The stars aligned for Waverly last week, as organizers of Mumford & Son’s Gentleman of the Road festival chose the Bremer County town as one of just four North American stops this summer.

An estimated 35,000 people will descend upon the college town of about 10,000 people June 19-20 as the British folk rockers headline the festival, which will also feature My Morning Jacket, The Flaming Lips, Jenny Lewis, Dawes, The Maccabees and The Very Best.

After months of planning, the announcement was made March 2 by representatives of Wartburg College, the city of Waverly and the Waverly Chamber of Commerce.

Organizers look for smaller communities that offer a variety of things to do, according to Travis Toliver, executive director of the Waverly Chamber of Commerce.

“They were attracted to the unique charm the city offers being on the banks of the Cedar River, and all kinds of recreational opportunities and charming shops and things we offer here,” Mr. Toliver said. “It was a perfect fit for them.”

Also high on the list for festival organizers was a community where all the key players worked together.

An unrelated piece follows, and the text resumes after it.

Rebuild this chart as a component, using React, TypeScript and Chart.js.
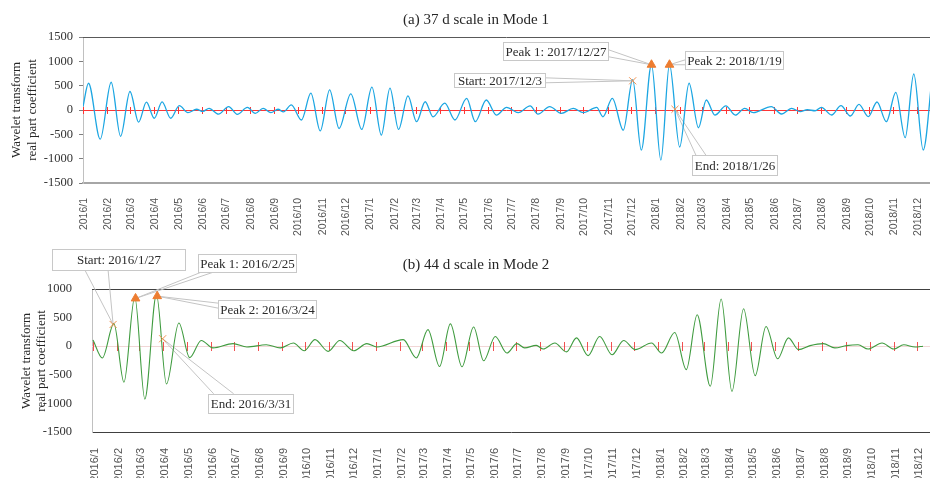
import React, { useEffect, useRef } from 'react';
import { Chart, registerables } from 'chart.js';

Chart.register(...registerables);

// ---------- data ----------
// Month tick labels (first day of each month)
const monthLabels = [
  '2016/1', '2016/2', '2016/3', '2016/4', '2016/5', '2016/6', '2016/7', '2016/8', '2016/9', '2016/10', '2016/11', '2016/12',
  '2017/1', '2017/2', '2017/3', '2017/4', '2017/5', '2017/6', '2017/7', '2017/8', '2017/9', '2017/10', '2017/11', '2017/12',
  '2018/1', '2018/2', '2018/3', '2018/4', '2018/5', '2018/6', '2018/7', '2018/8', '2018/9', '2018/10', '2018/11', '2018/12',
];

// Mode 1 (37 d scale): turning points, day index counted from 2016/1/1
const mode1Days = [
  0, 7, 22, 36, 48, 60, 71, 81, 91, 101, 112, 123, 134, 145, 153, 161, 173, 186, 197, 210, 220, 230, 240, 249, 256,
  266, 279, 291, 303, 315, 327, 342, 356, 369, 381, 392, 403, 415, 426, 437, 447, 462, 475, 490, 501, 515, 528,
  541, 556, 571, 581, 596, 611, 626, 639, 656, 664, 676, 690, 702, 713, 726, 738, 749, 762, 774, 786, 796, 807,
  821, 833, 845, 856, 879, 892, 905, 916, 925, 935, 943, 956, 968, 980, 991, 1003, 1014, 1026, 1038, 1050, 1061,
  1073, 1085,
];
const mode1Values = [
  70, 550, -600, 570, -540, 380, -250, 160, -170, 165, -170, 90, -55, 15, -30, 35, -85, 70, -90, 55, -70, 35, -55, 15, -40,
  105, -205, 345, -430, 415, -380, 330, -400, 470, -515, 450, -400, 290, -240, 170, -140, 140, -205, 240, -240, 205, -105,
  55, -55, 85, -85, 70, -70, 35, -55, 55, -140, 240, -415, 625, -825, 935, -1030, 935, -760, 550, -365, 205, -105,
  85, -105, 35, -55, 70, -82, 34, -34, 5, -15, 55, -103, 89, -123, 116, -137, 164, -240, 363, -569, 740,
  -822, 780,
];

// Mode 2 (44 d scale): turning points, day index counted from 2016/1/1
const mode2Days = [
  0, 12, 27, 40, 54, 67, 82, 95, 111, 125, 140, 155, 181, 199, 224, 242, 259, 273, 287, 304, 319, 337, 354, 367,
  401, 418, 433, 448, 462, 477, 492, 505, 520, 535, 548, 558, 573, 582, 597, 612, 625, 640, 655, 671, 686, 701,
  722, 735, 752, 767, 781, 798, 812, 826, 841, 856, 870, 885, 899, 912, 927, 944, 959, 974, 989, 1002, 1020, 1035,
  1048, 1063, 1073,
];
const mode2Values = [
  110, -205, 395, -630, 860, -925, 905, -660, 405, -200, 100, -30, 45, -15, 25, -30, 55, -80, 115, -90, 100, -80, 45, -15,
  115, -205, 290, -355, 390, -360, 335, -255, 170, -120, 45, -30, 15, -50, 55, -100, 145, -165, 170, -150, 100, -60,
  55, -120, 240, -410, 550, -700, 825, -790, 655, -515, 345, -220, 145, -60, 10, 45, -30, 10, 25, -50, 55, -50,
  25, -15, 0,
];

// Marked points
const mode1MarkLabels = ['Start: 2017/12/3', 'Peak 1: 2017/12/27', 'Peak 2: 2018/1/19', 'End: 2018/1/26'];
const mode1MarkDays = [702, 726, 749, 756];
const mode1MarkValues = [600, 930, 930, 15];

const mode2MarkLabels = ['Start: 2016/1/27', 'Peak 1: 2016/2/25', 'Peak 2: 2016/3/24', 'End: 2016/3/31'];
const mode2MarkDays = [26, 55, 83, 90];
const mode2MarkValues = [380, 835, 875, 130];

const titles = ['(a) 37 d scale in Mode 1', '(b) 44 d scale in Mode 2'];
const yTitle = ['Wavelet transform', 'real part coefficient'];

// ---------- helpers ----------
const BASE = Date.UTC(2016, 0, 1);
const monthDays = monthLabels.map((l) => {
  const [yy, mm] = l.split('/').map(Number);
  return (Date.UTC(yy, mm - 1, 1) - BASE) / 86400000;
});

const SERIF = "'Liberation Serif', 'Times New Roman', serif";
const SANS = "'Liberation Sans', Arial, sans-serif";
const ORANGE = '#ED7D31';

type Note = { dx: number; dy: number; w: number; h: number; a: [number, number][] };

interface DecorCfg {
  id: string;
  title: string;
  titleX: number;
  titleY: number;
  yTitleX: [number, number];
  yTitleY: number;
  zeroColor: string;
  tickColor: string;
  tickHalf: number;
  topColor: string;
  labels: string[];
  days: number[];
  values: number[];
  notes: Note[];
}

function makeDecor(cfg: DecorCfg) {
  const markerPx = (chart: any, i: number) => {
    const { x, y } = chart.scales;
    return [x.getPixelForValue(cfg.days[i]), y.getPixelForValue(cfg.values[i])];
  };
  return {
    id: cfg.id,
    beforeDatasetsDraw(chart: any) {
      const { ctx, chartArea: ca, scales } = chart;
      const { x, y } = scales;
      ctx.save();
      const y0 = Math.round(y.getPixelForValue(0)) + 0.5;
      ctx.lineWidth = 1;
      ctx.strokeStyle = cfg.zeroColor;
      ctx.beginPath();
      ctx.moveTo(ca.left, y0);
      ctx.lineTo(ca.right, y0);
      ctx.stroke();
      ctx.strokeStyle = cfg.tickColor;
      for (const d of monthDays) {
        const px = Math.round(x.getPixelForValue(d)) + 0.5;
        if (px < ca.left - 1 || px > ca.right) continue;
        ctx.beginPath();
        ctx.moveTo(px, y0 - cfg.tickHalf);
        ctx.lineTo(px, y0 + cfg.tickHalf);
        ctx.stroke();
      }
      // top frame line
      const yt = Math.round(ca.top) + 0.5;
      ctx.strokeStyle = cfg.topColor;
      ctx.beginPath();
      ctx.moveTo(ca.left, yt);
      ctx.lineTo(ca.right, yt);
      ctx.stroke();
      // leader lines
      ctx.strokeStyle = '#c4c4c4';
      cfg.notes.forEach((n, i) => {
        const [mx, my] = markerPx(chart, i);
        const bx = mx + n.dx;
        const by = my + n.dy;
        n.a.forEach(([ax, ay]) => {
          ctx.beginPath();
          ctx.moveTo(bx + ax, by + ay);
          ctx.lineTo(mx, my);
          ctx.stroke();
        });
      });
      ctx.restore();
    },
    afterDatasetsDraw(chart: any) {
      const { ctx } = chart;
      ctx.save();
      ctx.font = `13px ${SERIF}`;
      ctx.textAlign = 'center';
      ctx.textBaseline = 'middle';
      cfg.notes.forEach((n, i) => {
        const [mx, my] = markerPx(chart, i);
        const bx = Math.round(mx + n.dx) + 0.5;
        const by = Math.round(my + n.dy) + 0.5;
        ctx.fillStyle = '#ffffff';
        ctx.fillRect(bx, by, n.w, n.h);
        ctx.strokeStyle = '#c8c8c8';
        ctx.lineWidth = 1;
        ctx.strokeRect(bx, by, n.w, n.h);
        ctx.fillStyle = '#2b2b2b';
        ctx.fillText(cfg.labels[i], bx + n.w / 2, by + n.h / 2 + 1);
      });
      ctx.restore();
    },
    afterDraw(chart: any) {
      const { ctx } = chart;
      ctx.save();
      ctx.fillStyle = '#262626';
      ctx.textAlign = 'center';
      ctx.textBaseline = 'middle';
      ctx.font = `15px ${SERIF}`;
      ctx.fillText(cfg.title, cfg.titleX, cfg.titleY);
      ctx.font = `13px ${SERIF}`;
      yTitle.forEach((t, k) => {
        ctx.save();
        ctx.translate(cfg.yTitleX[k], cfg.yTitleY);
        ctx.rotate(-Math.PI / 2);
        ctx.fillText(t, 0, 0);
        ctx.restore();
      });
      ctx.restore();
    },
  };
}

function buildConfig(opts: {
  days: number[];
  values: number[];
  color: string;
  width: number;
  markDays: number[];
  markValues: number[];
  xMin: number;
  xMax: number;
  yMin: number;
  yMax: number;
  padTop: number;
  yWidth: number;
  xHeight: number;
  xPad: number;
  xOffset: number;
  xFont: number;
  xBorder: { color: string; width: number };
  yTicks: boolean;
  yPad: number;
  decor: any;
}) {
  const series = opts.days.map((d, i) => ({ x: d, y: opts.values[i] }));
  const peaks = [1, 2].map((i) => ({ x: opts.markDays[i], y: opts.markValues[i] }));
  const ends = [0, 3].map((i) => ({ x: opts.markDays[i], y: opts.markValues[i] }));
  return {
    type: 'line' as const,
    data: {
      datasets: [
        {
          data: series,
          borderColor: opts.color,
          borderWidth: opts.width,
          pointRadius: 0,
          cubicInterpolationMode: 'monotone' as const,
          fill: false,
          order: 3,
        },
        {
          data: peaks,
          showLine: false,
          pointStyle: 'triangle',
          pointRadius: 5,
          backgroundColor: ORANGE,
          borderColor: ORANGE,
          borderWidth: 1,
          order: 1,
        },
        {
          data: ends,
          showLine: false,
          pointStyle: 'crossRot',
          pointRadius: 5,
          borderColor: '#F0904F',
          borderWidth: 1,
          order: 2,
        },
      ],
    },
    options: {
      responsive: false,
      animation: false as const,
      devicePixelRatio: 1,
      events: [],
      layout: { autoPadding: false, padding: { top: opts.padTop, left: 0, right: 0, bottom: 0 } },
      plugins: { legend: { display: false }, tooltip: { enabled: false }, title: { display: false } },
      scales: {
        x: {
          type: 'linear' as const,
          min: opts.xMin,
          max: opts.xMax,
          afterBuildTicks: (s: any) => {
            s.ticks = monthDays.map((v) => ({ value: v }));
          },
          afterFit: (s: any) => {
            s.height = opts.xHeight;
            s.paddingLeft = 0;
            s.paddingRight = 0;
          },
          ticks: {
            autoSkip: false,
            minRotation: 90,
            maxRotation: 90,
            padding: opts.xPad,
            labelOffset: opts.xOffset,
            color: '#555555',
            font: { family: SANS, size: opts.xFont },
            callback: (_v: any, i: number) => monthLabels[i],
          },
          grid: { display: false },
          border: { display: true, color: opts.xBorder.color, width: opts.xBorder.width },
        },
        y: {
          min: opts.yMin,
          max: opts.yMax,
          afterFit: (s: any) => {
            s.width = opts.yWidth;
            s.paddingTop = 0;
            s.paddingBottom = 0;
          },
          ticks: {
            stepSize: 500,
            padding: opts.yPad,
            color: '#333333',
            font: { family: SERIF, size: 12.5 },
            callback: (v: any) => String(v),
          },
          grid: opts.yTicks
            ? { display: true, drawOnChartArea: false, drawTicks: true, tickLength: 4, color: '#7f7f7f' }
            : { display: false },
          border: { display: true, color: '#c0c0c0', width: 1 },
        },
      },
    },
    plugins: [opts.decor],
  };
}

export default function App() {
  const topRef = useRef<HTMLCanvasElement>(null);
  const botRef = useRef<HTMLCanvasElement>(null);

  useEffect(() => {
    const topDecor = makeDecor({
      id: 'decorTop',
      title: titles[0],
      titleX: 476,
      titleY: 20,
      yTitleX: [17, 33],
      yTitleY: 110,
      zeroColor: '#ff3434',
      tickColor: '#ff3434',
      tickHalf: 3.5,
      topColor: '#595959',
      labels: mode1MarkLabels,
      days: mode1MarkDays,
      values: mode1MarkValues,
      notes: [
        { dx: -179, dy: -8, w: 91, h: 14, a: [[91, 5], [91, 10]] },
        { dx: -148, dy: -23, w: 105, h: 18, a: [[105, 8], [105, 15]] },
        { dx: 16, dy: -14, w: 98, h: 18, a: [[0, 9], [0, 14]] },
        { dx: 17, dy: 46, w: 85, h: 20, a: [[4, 0], [14, 0]] },
      ],
    });
    const botDecor = makeDecor({
      id: 'decorBot',
      title: titles[1],
      titleX: 476,
      titleY: 25,
      yTitleX: [27, 42],
      yTitleY: 121,
      zeroColor: '#f1d6d6',
      tickColor: 'rgba(238,50,50,0.85)',
      tickHalf: 4.5,
      topColor: '#404040',
      labels: mode2MarkLabels,
      days: mode2MarkDays,
      values: mode2MarkValues,
      notes: [
        { dx: -61, dy: -75, w: 133, h: 21, a: [[33, 21], [56, 21]] },
        { dx: 62, dy: -44, w: 98, h: 18, a: [[3, 18], [15, 18]] },
        { dx: 61, dy: 4, w: 98, h: 18, a: [[0, 3], [0, 8]] },
        { dx: 45, dy: 55, w: 85, h: 19, a: [[6, 0], [26, 0]] },
      ],
    });

    const top = new Chart(
      topRef.current as HTMLCanvasElement,
      buildConfig({
        days: mode1Days,
        values: mode1Values,
        color: '#1ca6e2',
        width: 1.3,
        markDays: mode1MarkDays,
        markValues: mode1MarkValues,
        xMin: 0,
        xMax: 1081.7,
        yMin: -1500,
        yMax: 1500,
        padTop: 37,
        yWidth: 83,
        xHeight: 57,
        xPad: 7,
        xOffset: 1,
        xFont: 10.5,
        xBorder: { color: '#a6a6a6', width: 2 },
        yTicks: true,
        yPad: 6,
        decor: topDecor,
      }) as any
    );
    const bot = new Chart(
      botRef.current as HTMLCanvasElement,
      buildConfig({
        days: mode2Days,
        values: mode2Values,
        color: '#3f9b3f',
        width: 1.1,
        markDays: mode2MarkDays,
        markValues: mode2MarkValues,
        xMin: -1.3,
        xMax: 1082,
        yMin: -1500,
        yMax: 1000,
        padTop: 49,
        yWidth: 92,
        xHeight: 46,
        xPad: 8,
        xOffset: 2,
        xFont: 11,
        xBorder: { color: '#404040', width: 1 },
        yTicks: false,
        yPad: 12,
        decor: botDecor,
      }) as any
    );
    return () => {
      top.destroy();
      bot.destroy();
    };
  }, []);

  return (
    <div style={{ position: 'absolute', left: 0, top: 0, width: 930, height: 478, background: '#ffffff', overflow: 'hidden' }}>
      <canvas ref={topRef} width={930} height={240} style={{ position: 'absolute', left: 0, top: 0 }} />
      <canvas ref={botRef} width={930} height={238} style={{ position: 'absolute', left: 0, top: 240 }} />
    </div>
  );
}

“They really like the fact that all the entities from the college to the chamber to the city itself had a strong relationship, which doesn’t always happen in small towns,” Mr. Toliver said.

The festival will be spread among Wartburg College’s athletic fields. The main stage will be set up on the soccer fields, and camping and parking will be available along the cross country course and other areas, according to Graham Garner, vice president for marketing and communication at Wartburg College.

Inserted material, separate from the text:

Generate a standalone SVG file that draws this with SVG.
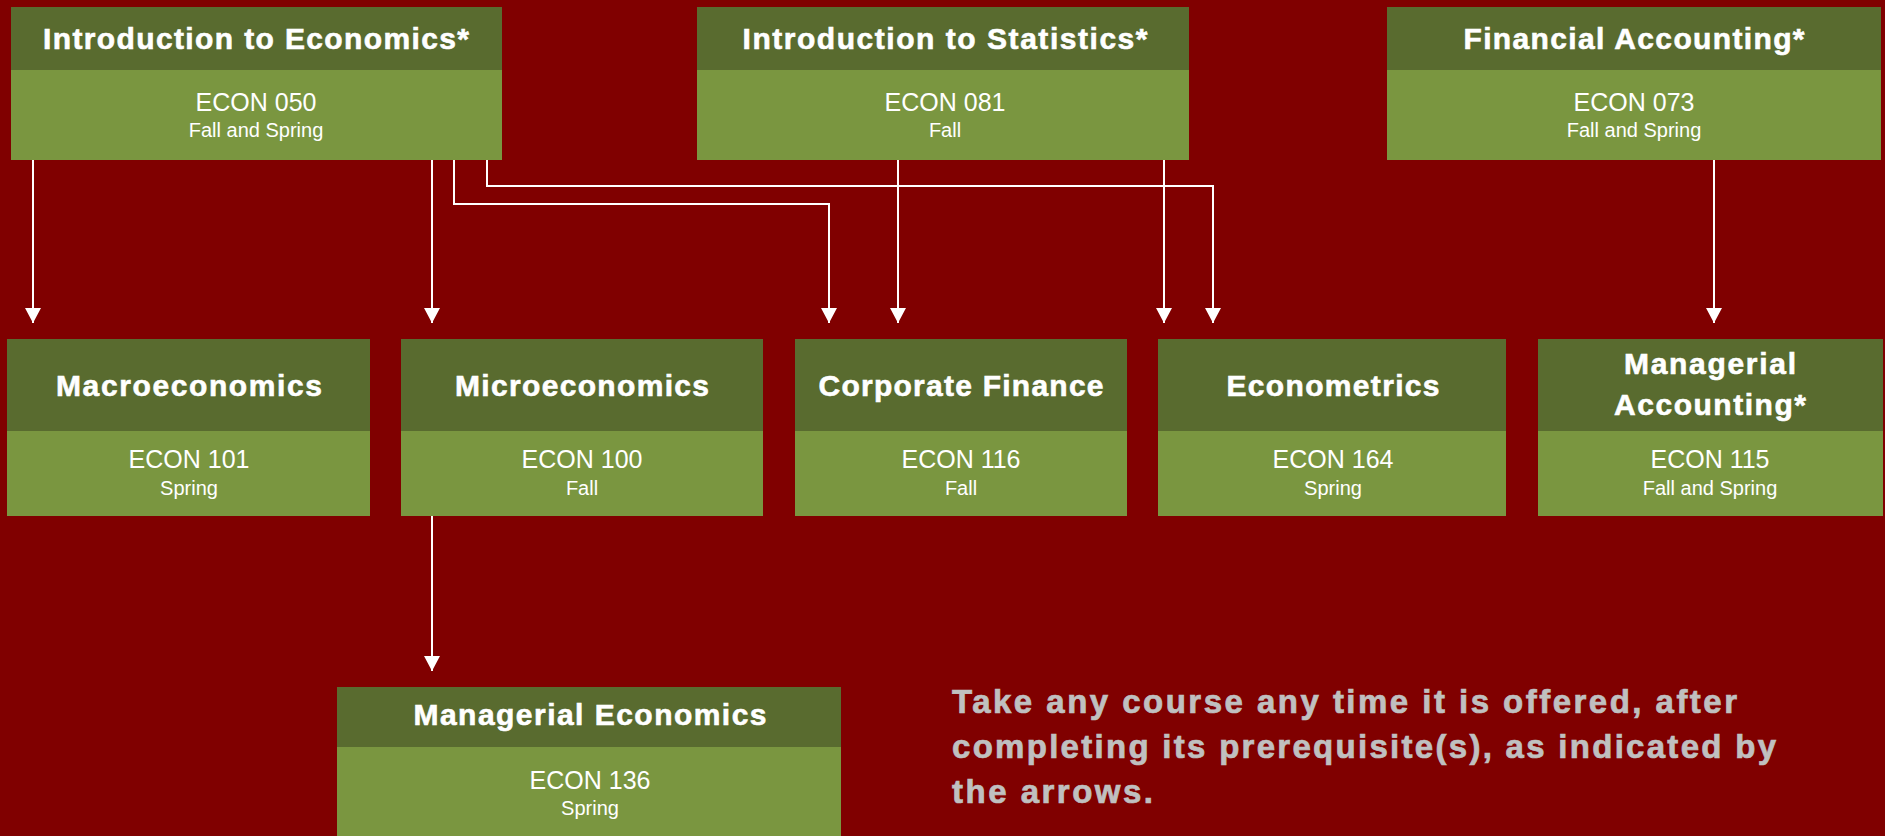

Although the effect a large festival could have on the college’s grounds was considered, references from other cities that have hosted the festival spoke highly of how the area was maintained and restored, Mr. Garner said.

Mr. Toliver agreed that Woodstock-type debauchery is not a concern.

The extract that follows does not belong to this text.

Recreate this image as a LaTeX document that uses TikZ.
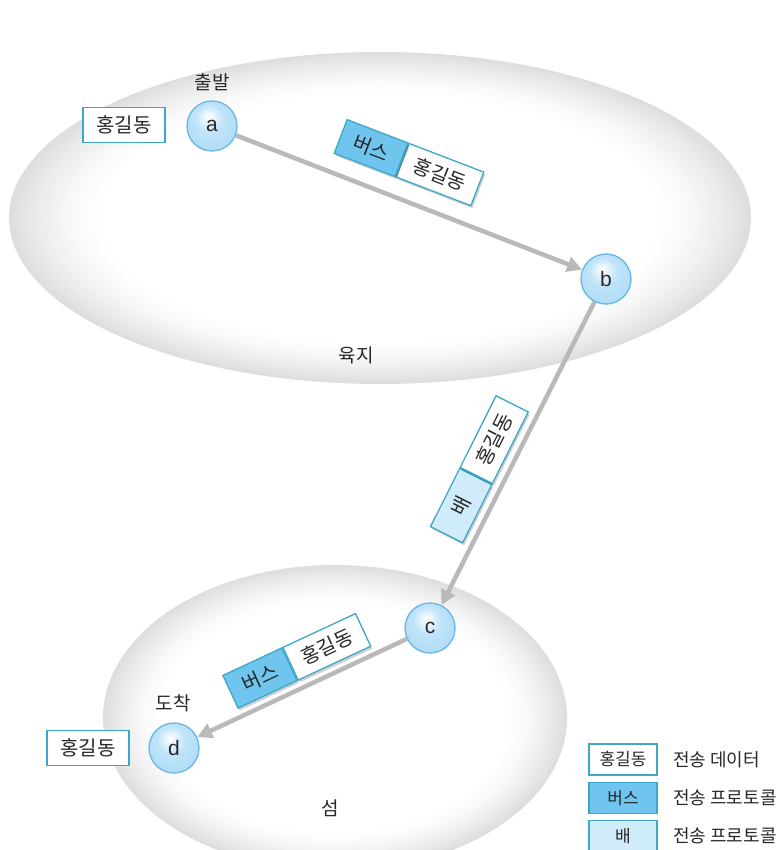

“It’s not that kind of crowd,” he said. “Their demographic is people in their late 20s into their early 50s – people that really want to enjoy good music and great shopping experiences. That’s why the band was really adamant that the community was the right fit for the type of experience they wanted to create for their attendees.”

Other cities similar in size to Waverly that have hosted the festival have reported an economic impact of anywhere between $20 million-$30 million, Mr. Toliver said. The impact should also trickle to the Waterloo/Cedar Falls area, which is just 16 miles away.

A second stage will be set up in downtown Waverly to draw people to its retail areas in between sets on the main stage.

“That’s a really cool aspect of this – it’s not just going to be at Wartburg, it’s going to be on a second stage featuring local music,” Mr. Toliver said. “It’s a chance for Iowa music to get out there, too.”

Tickets are $199 for a two-day pass that includes parking and camping, and went on sale March 6. Although tickets for other festival events have sold out within days, Mr. Toliver said there will be plenty of volunteer opportunities.

“The production company does a lot of the footwork. All they’ve asked us to do is to gather around 1,000 volunteers spread over the two days,” he said.

An email, waverlygotr@gmail.com, has been set up for general inquiries and questions about volunteering and vendor specifications.

Mr. Toliver doesn’t anticipate having more volunteer inquiries than needed.

“There’s no cap on the number,” he said. “It’s an aggressive number, but achievable. If we get more than that, the more the merrier.”

The chamber plans to meet with college representatives and service organizations to put together a similar system that was used when Waverly hosted an overnight RAGBRAI stay last summer.

The community is anticipating visitors from all over the Midwest region, Mr. Toliver said. He hopes that visitors discover the area is a “hidden Iowa gem.”

“Waverly is a great town full of great people and great places to shop, eat and have fun,” he said. “We also hope it’s some place that they could come back to and enjoy again when it’s not so crowded.”

The long-term plan for the festival is to hold a stopover in all 50 states over the next few years. This will be its only Iowa appearance.

“It’s a really exciting event not only for Waverly, but for Iowa in general,” Mr. Toliver said. “This festival will never be back here again.”